**Task brief**
Copy out each line that includes the word "this".

___ Data

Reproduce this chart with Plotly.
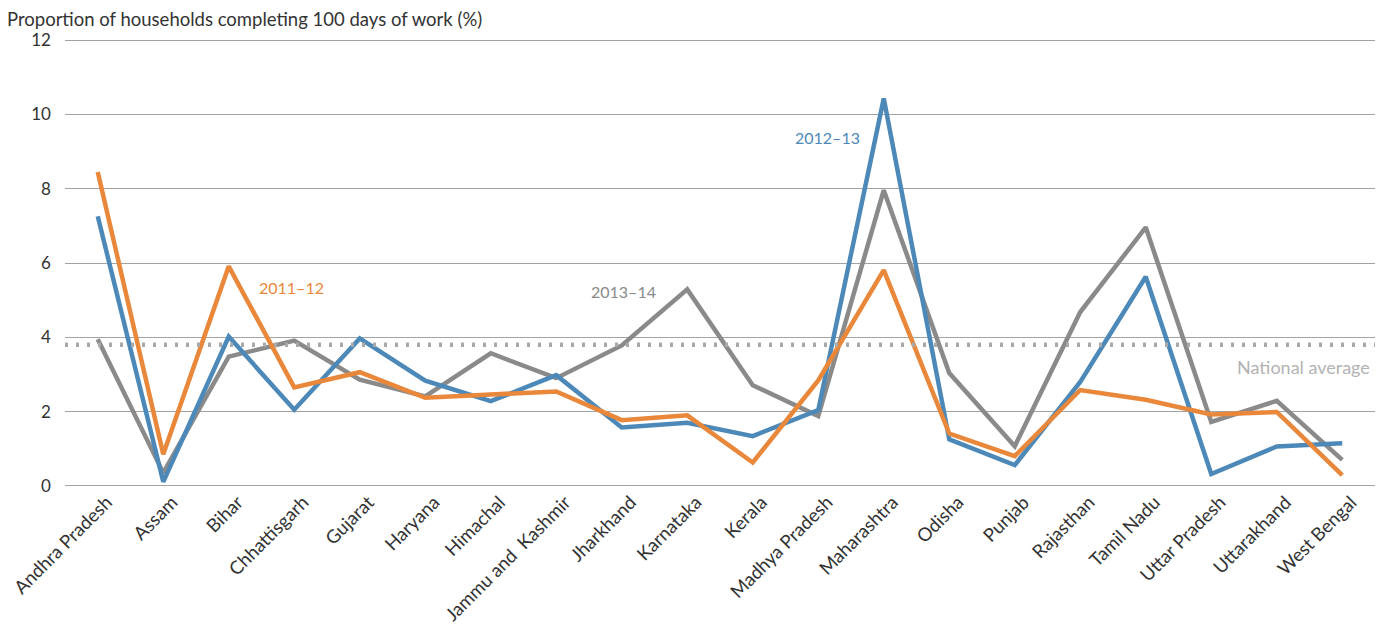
import plotly.graph_objects as go

STATES = ["Andhra Pradesh", "Assam", "Bihar", "Chhattisgarh", "Gujarat", "Haryana",
          "Himachal", "Jammu and  Kashmir", "Jharkhand", "Karnataka", "Kerala",
          "Madhya Pradesh", "Maharashtra", "Odisha", "Punjab", "Rajasthan",
          "Tamil Nadu", "Uttar Pradesh", "Uttarakhand", "West Bengal"]

Y_2011_12 = [8.45, 0.85, 5.91, 2.65, 3.06, 2.37, 2.46, 2.54, 1.77, 1.90, 0.63,
             2.84, 5.81, 1.41, 0.80, 2.58, 2.32, 1.92, 1.99, 0.29]
Y_2012_13 = [7.26, 0.11, 4.02, 2.05, 3.97, 2.83, 2.28, 2.98, 1.57, 1.70, 1.34,
             2.04, 10.43, 1.25, 0.56, 2.80, 5.63, 0.32, 1.06, 1.15]
Y_2013_14 = [3.95, 0.35, 3.48, 3.91, 2.86, 2.41, 3.57, 2.90, 3.78, 5.29, 2.71,
             1.88, 7.96, 3.04, 1.07, 4.68, 6.96, 1.72, 2.29, 0.70]
NATIONAL_AVG = 3.8

BLUE = "#4d89b8"
ORANGE = "#e9873a"
GREY = "#8a8a8a"
FONT = "Lato"

# page body has an 8px margin; plot area should land on x 65..1375, y 39..487
PW, PH = 1310, 448

fig = go.Figure()
for name, ys, col in [("2013–14", Y_2013_14, GREY),
                      ("2012–13", Y_2012_13, BLUE),
                      ("2011–12", Y_2011_12, ORANGE)]:
    fig.add_trace(go.Scatter(x=STATES, y=ys, mode="lines", name=name,
                             line=dict(color=col, width=4.5)))

# national average dotted line across the plot
fig.add_shape(type="line", xref="paper", x0=0, x1=1, yref="y",
              y0=NATIONAL_AVG, y1=NATIONAL_AVG,
              line=dict(color="#a9a9a9", width=4.5, dash="3px,8px"))

# series labels
fig.add_annotation(x=2.43, y=5.35, text="2011–12", showarrow=False,
                   xanchor="left", font=dict(color=ORANGE, size=16, family=FONT))
fig.add_annotation(x=7.5, y=5.24, text="2013–14", showarrow=False,
                   xanchor="left", font=dict(color=GREY, size=16, family=FONT))
fig.add_annotation(x=10.62, y=9.38, text="2012–13", showarrow=False,
                   xanchor="left", font=dict(color=BLUE, size=16, family=FONT))
fig.add_annotation(x=1 - 3 / PW, xref="paper", y=NATIONAL_AVG - 0.6,
                   text="National average", showarrow=False, xanchor="right",
                   font=dict(color="#b3b3b3", size=18, family=FONT))

# axis title at top left
fig.add_annotation(x=-60 / PW, xref="paper", xanchor="left",
                   y=1 + 20 / PH, yref="paper", yanchor="middle",
                   text="Proportion of households completing 100 days of work (%)",
                   showarrow=False, font=dict(size=18.5))

fig.update_layout(
    width=1382, height=625, showlegend=False,
    paper_bgcolor="white", plot_bgcolor="white",
    margin=dict(l=57, r=15, t=31, b=146),
    font=dict(family=FONT, size=16, color="#333333"),
)

fig.update_xaxes(range=[-0.5, 19.5], tickangle=-45, showgrid=False,
                 showline=False, ticks="", tickfont=dict(size=18.5),
                 ticklabelshift=9, automargin=False)
fig.update_yaxes(range=[-0.03, 12.03], dtick=2, showgrid=True, gridcolor="#a3a3a3",
                 gridwidth=1.2, zeroline=False, showline=False, ticks="",
                 ticksuffix="   ", tickfont=dict(size=17), automargin=False)

fig.write_html("out.html")
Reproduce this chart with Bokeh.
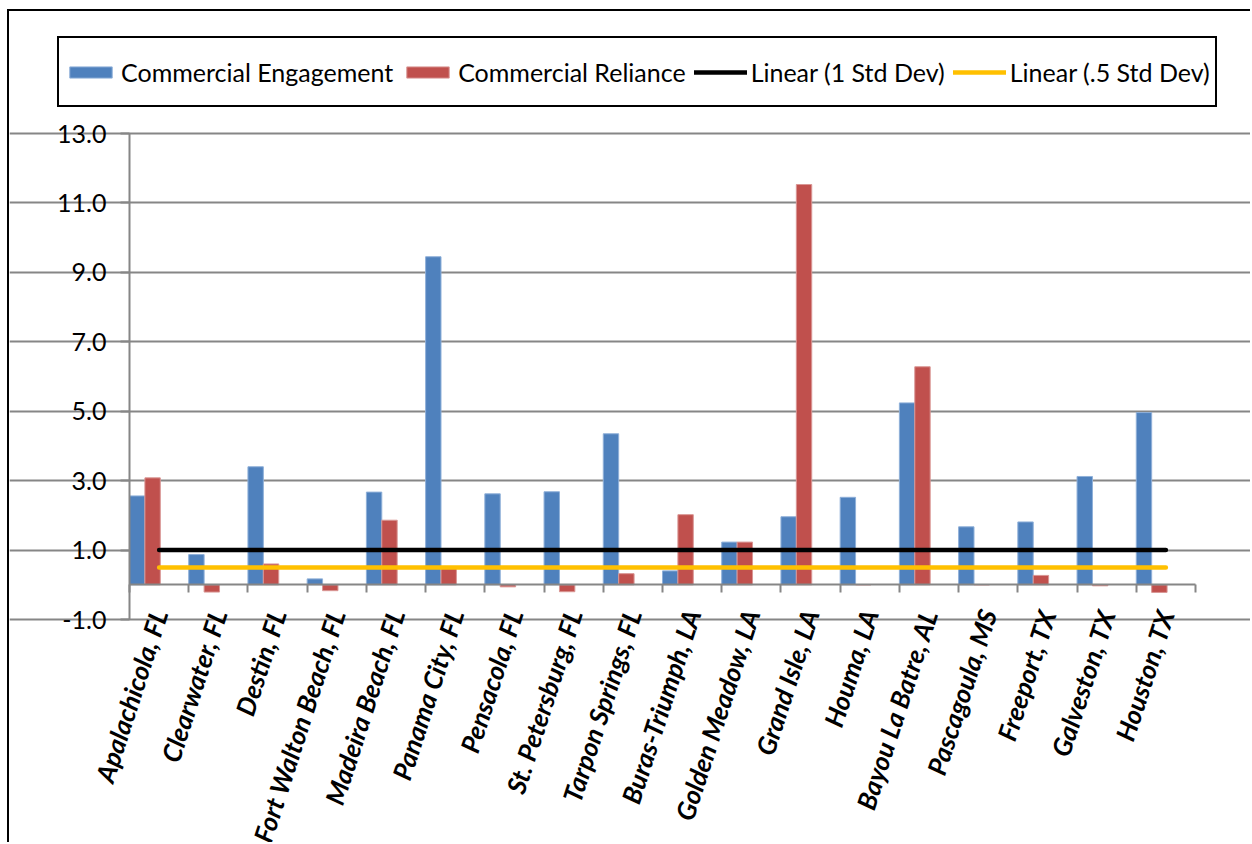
import math
from bokeh.plotting import figure
from bokeh.core.properties import value
from bokeh.models import (ColumnDataSource, Range1d, LinearAxis, FixedTicker, Grid,
                          PrintfTickFormatter, Legend, LegendItem, LabelSet)
from bokeh.transform import dodge
from bokeh.embed import file_html
from bokeh.resources import INLINE

cities = ["Apalachicola, FL", "Clearwater, FL", "Destin, FL", "Fort Walton Beach, FL",
          "Madeira Beach, FL", "Panama City, FL", "Pensacola, FL", "St. Petersburg, FL",
          "Tarpon Springs, FL", "Buras-Triumph, LA", "Golden Meadow, LA", "Grand Isle, LA",
          "Houma, LA", "Bayou La Batre, AL", "Pascagoula, MS", "Freeport, TX",
          "Galveston, TX", "Houston, TX"]
engagement = [2.56, 0.87, 3.40, 0.17, 2.67, 9.45, 2.62, 2.68, 4.35, 0.40, 1.23, 1.96,
              2.52, 5.24, 1.67, 1.81, 3.12, 4.96]
reliance = [3.08, -0.21, 0.60, -0.17, 1.86, 0.52, -0.06, -0.20, 0.32, 2.02, 1.23, 11.53,
            0.0, 6.28, 0.0, 0.27, -0.03, -0.22]
std1 = [1.0] * len(cities)
std_half = [0.5] * len(cities)
y_ticks = [-1, 1, 3, 5, 7, 9, 11, 13]
Y_MIN, Y_MAX = -1, 13

FONT = "Lato"
BLUE = "#4F81BD"
RED = "#C0504D"
GOLD = "#FFC000"
GRID = "#868686"

# Layout (pixels): canvas size and where the value area sits inside it
W, H = 1243, 833
AREA_L, AREA_R, AREA_T, AREA_B = 120, 1186, 122, 608

n = len(cities)
px_x = (AREA_R - AREA_L) / n
px_y = (AREA_B - AREA_T) / (Y_MAX - Y_MIN)
x_range = Range1d(-AREA_L / px_x, n + (W - AREA_R) / px_x)
y_range = Range1d(Y_MIN - (H - AREA_B) / px_y, Y_MAX + AREA_T / px_y)

src = ColumnDataSource(dict(slot=list(range(n)), cat=cities, eng=engagement, rel=reliance,
                            s1=std1, s5=std_half, ybase=[float(Y_MIN)] * n))

p = figure(width=W, height=H, x_range=x_range, y_range=y_range,
           x_axis_location=None, y_axis_location=None, output_backend="svg",
           toolbar_location=None, min_border_left=0, min_border_right=0,
           min_border_top=0, min_border_bottom=0)
p.outline_line_color = None
p.background_fill_color = "white"
p.border_fill_color = "white"
p.grid.visible = False
p.styles = {"margin-left": "7px", "margin-top": "9px",
            "border-left": "2px solid black", "border-top": "2px solid black"}

# Horizontal gridlines
grid = Grid(dimension=1, ticker=FixedTicker(ticks=y_ticks), bounds=(0, n),
            grid_line_color=GRID, grid_line_width=2)
p.add_layout(grid)

# Y axis
ya = LinearAxis(fixed_location=0, bounds=(Y_MIN, Y_MAX), ticker=FixedTicker(ticks=y_ticks),
                formatter=PrintfTickFormatter(format="%.1f"))
ya.axis_line_color = GRID
ya.axis_line_width = 2
ya.major_tick_line_color = GRID
ya.major_tick_line_width = 2
ya.major_tick_out = 9
ya.major_tick_in = 0
ya.minor_tick_line_color = None
ya.major_label_text_font = FONT
ya.major_label_text_font_size = "25px"
ya.major_label_text_color = "black"
ya.major_label_standoff = 14
p.add_layout(ya, "left")

# Category axis crossing at zero
zax = LinearAxis(fixed_location=0, bounds=(0, n), ticker=FixedTicker(ticks=list(range(n + 1))))
zax.axis_line_color = GRID
zax.axis_line_width = 2
zax.major_tick_line_color = GRID
zax.major_tick_line_width = 2
zax.major_tick_out = 8
zax.major_tick_in = 0
zax.minor_tick_line_color = None
zax.major_label_text_font_size = "0px"
zax.major_label_text_alpha = 0
p.add_layout(zax, "below")

# Bars
r_eng = p.vbar(x=dodge("slot", 0.13), top="eng", bottom=0, width=0.26,
               source=src, fill_color=BLUE, line_color="#8FB0D9", line_width=1)
r_rel = p.vbar(x=dodge("slot", 0.39), top="rel", bottom=0, width=0.26,
               source=src, fill_color=RED, line_color="#D99694", line_width=1)

# Lines
r_s1 = p.line(x=dodge("slot", 0.5), y="s1", source=src, line_color="black",
              line_width=4.5, line_cap="round")
r_s5 = p.line(x=dodge("slot", 0.5), y="s5", source=src, line_color=GOLD,
              line_width=4.5, line_cap="round")

# Category labels
labels = LabelSet(x=dodge("slot", 0.5), y="ybase", text="cat", source=src,
                  angle=math.radians(72), text_align="right", text_baseline="middle",
                  x_offset=0, y_offset=9, text_font=value(FONT),
                  text_font_size=value("26px"), text_font_style=value("bold italic"),
                  text_color=value("black"))
p.add_layout(labels)

# Legend
legend = Legend(items=[LegendItem(label="Commercial Engagement", renderers=[r_eng]),
                       LegendItem(label="Commercial Reliance", renderers=[r_rel]),
                       LegendItem(label="Linear (1 Std Dev)", renderers=[r_s1]),
                       LegendItem(label="Linear (.5 Std Dev)", renderers=[r_s5])],
                orientation="horizontal", location=(48, H - 96))
legend.glyph_width = 53
legend.glyph_height = 14
legend.label_standoff = 4
legend.spacing = 8
legend.padding = 5
legend.margin = 0
legend.label_height = 57
legend.label_text_font = FONT
legend.label_text_font_size = "25px"
legend.label_text_color = "black"
legend.border_line_color = "black"
legend.border_line_width = 2
legend.border_line_alpha = 1
legend.background_fill_color = "white"
legend.background_fill_alpha = 1
p.add_layout(legend)

open("out.html", "w").write(file_html(p, INLINE))
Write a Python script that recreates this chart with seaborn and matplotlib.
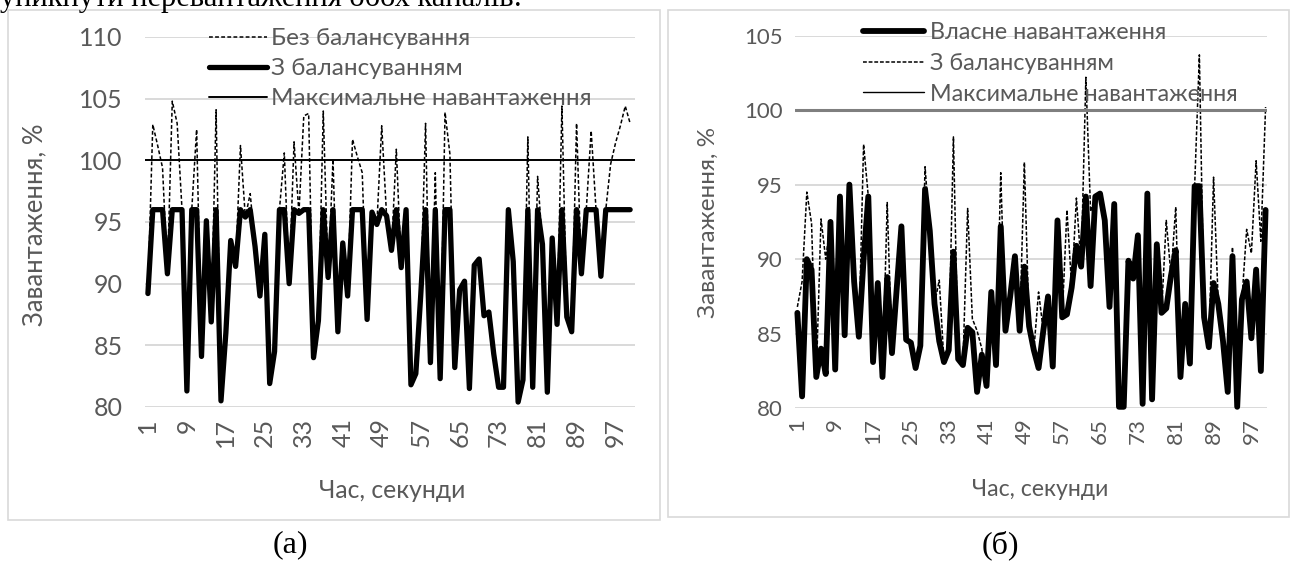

______

**The reply**
Reproduce this chart with Plotly.
Reproduce this chart with Bokeh.
Write a Python script that recreates this chart with seaborn and matplotlib.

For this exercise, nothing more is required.